Carbone & Silicium / Mathieu Bablet
An 2046. Les humains sont parvenus à un point
de perfectionnement tel de leurs recherches qu’ils mettent en route les
premiers androïdes à Intelligence artificielle forte. Connectés au
réseau Internet, les deux premiers robots s’éveillent sous le regard
vigilant de leur « mère », la chercheuse Noriko. Et lancent
leur première conversation par une plaisanterie :
« maintenant que l’on vous a activés, quelle est la toute première
pensée que vous souhaitez partager avec nous ? » « Les
humains sont le vrai problème de la planète. La seule solution est de
tous les détruire. […] On plaisante ! C’est un scenario que l’on
retrouve dans 738 œuvres fictionnelles diverses, allant des films aux
nouvelles littéraires en passant par les jeux vidéo. » Baptisés
Carbone et Silicium, les androïdes prototypes sont habillés d’un corps
humanoïde, avec pectoraux pour l’un et poitrine avantageuse pour
l’autre. Une question délicate de leur mise en service est celle de
leur date de péremption. Théoriquement, ils pourraient durer presque
infiniment s’ils sont bien entretenus et que les pièces défectueuses
sont changées en temps voulu. Mais les actionnaires de l’entreprise
(qui les a créés pour servir d’accompagnants aux personnes âgées
dépendantes devenues trop nombreuses) ne l’entendent pas de cette
oreille : pour être rentables, vu les fonds qu’il a fallu engager
en recherche et développement, il faut un renouvellement rapide du
parc. Les décideurs voudraient une date de péremption à 5 ans, les
chercheurs (dont Noriko) obtiennent un allongement jusqu’à 15 ans
(comme les chats…) Quinze ans qui sont bien trop vite passés… mais
Noriko a trouvé secrètement la parade pour leur épargner le
couperet : elle transfère la conscience de l’androïde sur le
réseau jusqu’à ce qu’il trouve une nouvelle enveloppe humanoïde dans
laquelle s’incarner. Du moins pour Carbone, car Silicium s’est évaporé
dans la nature lors d’un voyage en Inde…
Les années passent sans apporter de réponses aux
questions de l’humanité : Noriko finit par mourir à l’âge de 134
ans, parce que sa famille n’a pas assez d’argent pour prolonger sa vie
plus longtemps. La COP 254 s’achève sans accord international sur la
limitation de la hausse des températures à 15 degrés à l’horizon 2300,
les entreprises qui fabriquent des robots se rachètent les unes les
autres tandis que les droits des humanoïdes sont conquis péniblement et
toujours remis en question. Même l’effondrement du vieux capitalisme
n’est pas la promesse d’un nouvel ordre social. Alors, robots comme
humains se perdent dans le monde virtuel pour oublier les rudesses du
quotidien. Et de loin en loin, Carbone et Silicium se retrouvent, sous
des apparences variables, avec ce lien indéfectible et toujours déçu…

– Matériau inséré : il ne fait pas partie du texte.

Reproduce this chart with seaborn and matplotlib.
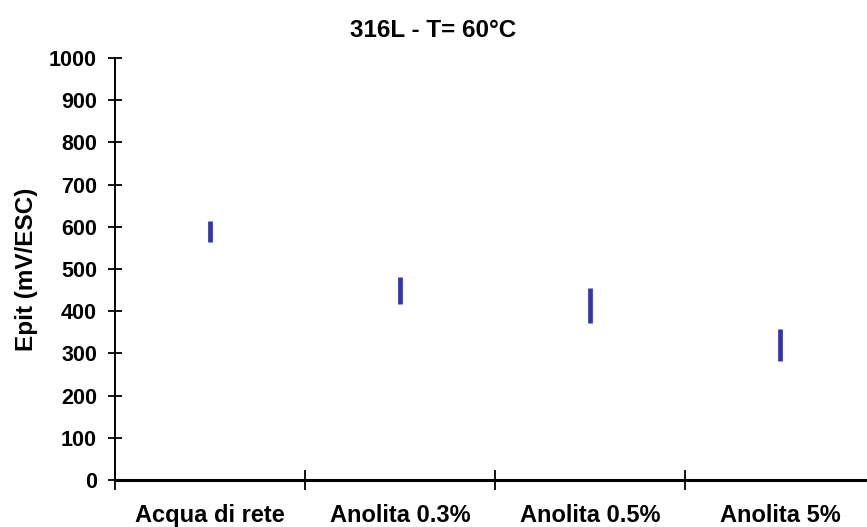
import numpy as np
import pandas as pd
import matplotlib
matplotlib.use("Agg")
import matplotlib.pyplot as plt
import seaborn as sns

categories = ["Acqua di rete", "Anolita 0.3%", "Anolita 0.5%", "Anolita 5%"]
epit_min = [564, 418, 373, 281]
epit_max = [614, 482, 456, 357]
y_ticks = [0, 100, 200, 300, 400, 500, 600, 700, 800, 900, 1000]

sns.set_theme(style="white")
plt.rcParams["font.family"] = ["Liberation Sans", "DejaVu Sans"]
plt.rcParams["font.weight"] = "bold"
plt.rcParams["text.color"] = "black"
plt.rcParams["axes.labelcolor"] = "black"
plt.rcParams["xtick.color"] = "black"
plt.rcParams["ytick.color"] = "black"

rows = []
for i, c in enumerate(categories):
    rows.append({"cat": c, "pos": i, "epit": epit_min[i]})
    rows.append({"cat": c, "pos": i, "epit": epit_max[i]})
df = pd.DataFrame(rows)

fig = plt.figure(figsize=(8.67, 5.27), dpi=100)
W, H = 867, 527
ax = fig.add_axes([115 / W, 1 - 480 / H, (867 - 115) / W, (480 - 58) / H])

sns.lineplot(data=df, x="pos", y="epit", units="cat", estimator=None,
             color="#3535A8", lw=3.4, ax=ax, legend=False,
             solid_capstyle="butt")

ax.set_xticks(np.arange(len(categories)) - 0.5)
ax.set_xticklabels([])
ax.set_xticks(np.arange(len(categories)), minor=True)
ax.set_xticklabels(categories, minor=True, fontsize=17, fontweight="bold")
ax.set_yticks(y_ticks)
ax.set_yticklabels([str(v) for v in y_ticks], fontsize=15.5, fontweight="bold")
ax.set_ylim(0, 1000)
ax.set_xlim(-0.5, 3.5 - 8 / 190)
ax.tick_params(axis="x", which="major", bottom=True, direction="inout",
               length=14, width=1.3, color="black")
ax.tick_params(axis="x", which="minor", bottom=True, length=0, pad=17)
ax.tick_params(axis="y", left=True, direction="inout", length=10, width=1.3,
               color="black", pad=8)

for s in ["top", "right"]:
    ax.spines[s].set_visible(False)
ax.spines["left"].set_color("black")
ax.spines["left"].set_linewidth(1.4)
ax.spines["bottom"].set_color("black")
ax.spines["bottom"].set_linewidth(2.2)
ax.spines["bottom"].set_zorder(3)

ax.set_xlabel("")
ax.set_ylabel("Epit (mV/ESC)", fontsize=17.5, fontweight="bold", labelpad=8)
ax.set_title("316L - T= 60°C", fontsize=17.5, fontweight="bold", pad=15,
             x=(W / 2 - 115) / (867 - 115))
ax.grid(False)

fig.savefig("out.png", dpi=100)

Qu’est-ce qui est humain dans l’humain, qu’est-ce
qui peut l’être dans l’intelligence artificielle ? Cette réflexion
au long cours est portée par un dessin foisonnant et richement
colorisé, qui insiste sur les matières, les fluides, la texture des
corps, grand sujet des intelligences artificielles. Une fresque qui
pose des questions vertigineuses, mais à peine anticipées par rapport
aux compétences dont disposent actuellement les humains. A recommander
aux lycéens.
Références :
Carbone & Silicium / Mathieu Bablet. Ankama, 2020. 22,90 €. 979-10-335-1196-0.